En Égypte, l’artiste Stephan Breuer renverse les pyramides de Gizeh

Jusqu’au 18 novembre 2023, la troisième édition de l’exposition “Forever is Now” prend ses quartiers sur le plateau des pyramides de Gizeh en Égypte, où 14 artistes contemporains font revivre, à travers leur œuvres, la civilisation égyptienne antique. Numéro s’est entretenu avec le Français Stephan Breuer, auteur d’un artefact triangulaire en or infra-mince qui mêle avant-garde technologique et geste poétique.

Propos recueillis par La rédaction.

Interview de l’artiste français Stephan Breuer à propos de son œuvre TEMPLE •I• , en Égypte 

 

 

Numéro : Ces dernières années, vous avez réalisé des projets sur mesure pour le Jardin du Palais Royal, à Paris, ou le musée national romain à Rome. Quelles sont les grandes thématiques de ce nouveau projet en Égypte, produit dans le cadre de l’exposition collective “Forever is Now” ?

Stephan Breuer : Le désert est un espace dont je rêvais depuis très longtemps. L’œuvre TEMPLE •I• synthétise deux axes de recherches qui ont fusionné pour la première fois au sein du Plateau de Gizeh. L’un était un travail en relation avec les monuments et la recherche de la perspective, de la notion d’atemporalité et du sublime. L’autre est une recherche autour des “icônes”, qui part des peintures italiennes, en particulier des Annonciations, où le fond d’or évoque un espace intangible. Lors de l’exposition “Forever is Now 3” [exposition qui fait revivre l’esprit de la civilisation égyptienne antique via quatorze œuvres d’artistes sur le plateau de Gizeh], ce triangle d’or inversé en lévitation qui reflète la lumière du soleil vient se surimposer au cœur des trois Pyramides telle une apparition dans l’espace désertique.

 

Le site des pyramides de Gizeh est lun des plus touristiques du monde. Comment êtes-vous parvenu à linvestir de façon originale ?

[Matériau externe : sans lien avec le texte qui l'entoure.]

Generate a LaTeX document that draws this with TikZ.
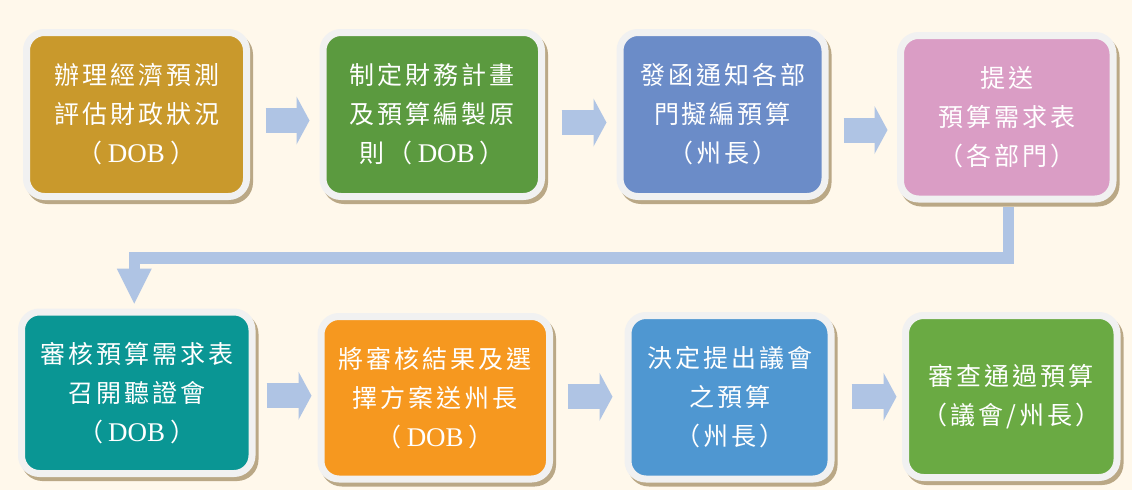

Il a fallu trouver un positionnement très précis afin que l’œuvre, dans ce paysage, ne prenne pas l’apparence d’un fond d’écran. Lorsque l’on tourne autour des trois pyramides [Kheops, Khephren et Mykerinos°, on les voit se mouvoir comme dans une danse. D’après un certain point de vue, elles fusionnent pour former un triangle parfait. Alors, Kheops, Khephren et Mykerinos s’assemblent et dessinent dans l’horizon une seule et même pyramide. C’est cet axe sublime que j’ai choisi.

 

Les pyramides sont des monuments en volume. Pourquoi avoir choisi de proposer une œuvre complètement bidimensionnelle ?

À l’heure de la réalité virtuelle, je crois à la force de la bidimensionnalité. Le processus que j’ai défini dès le premier jour démarre à partir d’un dessin digital sur Keynote, un logiciel pas du tout destiné à l’art qui offre très peu de possibilités. C’est la contrainte que je me suis imposée. Il est impossible de créer des images complexes avec des textures particulières et cela me force à utiliser au maximum la puissance de mon imagination plutôt que celle de l’ordinateur. Depuis plusieurs années, je tente de concevoir un langage d’une grande rigueur à partir de toutes ces contraintes, par l’utilisation de lignes, de triangles, de carrés ou de cercles.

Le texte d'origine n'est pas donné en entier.